The copper futures contract traded on the Multi Commodity Exchange (MCX) has dropped sharply by 3.6 per cent in the past week breaking its ₹410-421 sideways range. The contract recorded a low of ₹401.5 a kg. It is currently hovering at ₹402. Technically, the psychological support at ₹400 is holding well at the moment. But, the contract is expected to remain under pressure.
Therefore, the chances of the current fall extending below ₹400 towards ₹390 and ₹388 cannot be ruled out.
However, there are series of supports available in the ₹400-388 zone. The 200-day moving average is at ₹395, trend-line supports are at ₹390 and ₹388. As such the downside from current levels is expected to be limited. A fall below ₹388 looks unlikely. Having said this, there is a strong likelihood of a reversal from ₹388-390 in the coming days.
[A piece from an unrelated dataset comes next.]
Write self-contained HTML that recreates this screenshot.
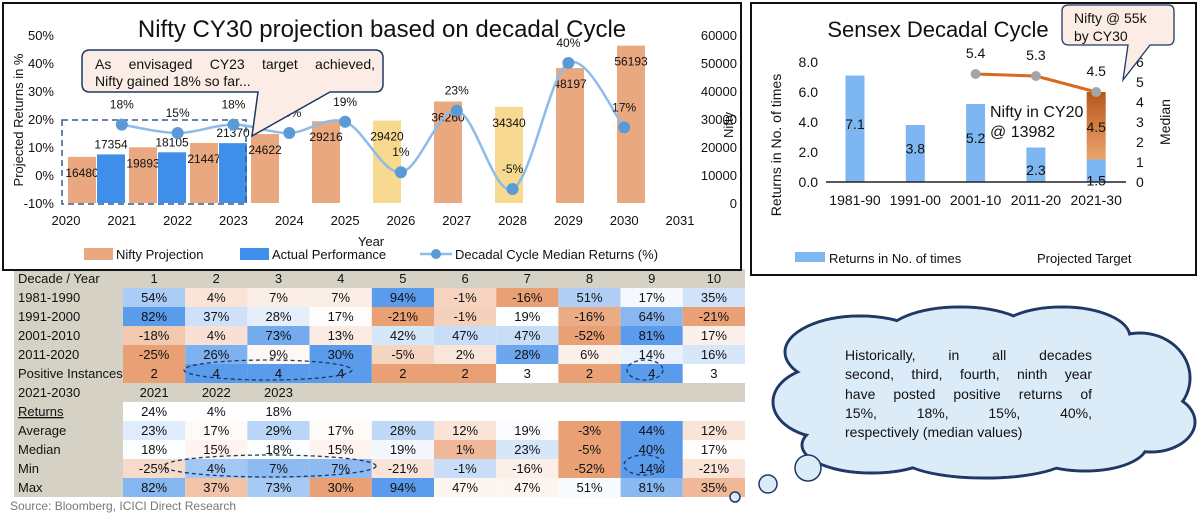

Since the overall trend is up, it is wise to initiate long positions at lower levels rather than taking shorts at current levels. Traders can start buying at ₹395 and accumulate long positions at ₹390 and ₹388. Stop-loss can be placed at ₹380 for the target of ₹415.
The outlook will turn bearish only if the contract records a decisive break and close below ₹388. Such a break can drag the contract lower to ₹378 there after.
Note: The recommendations are based on technical analysis. There is a risk of loss in trading.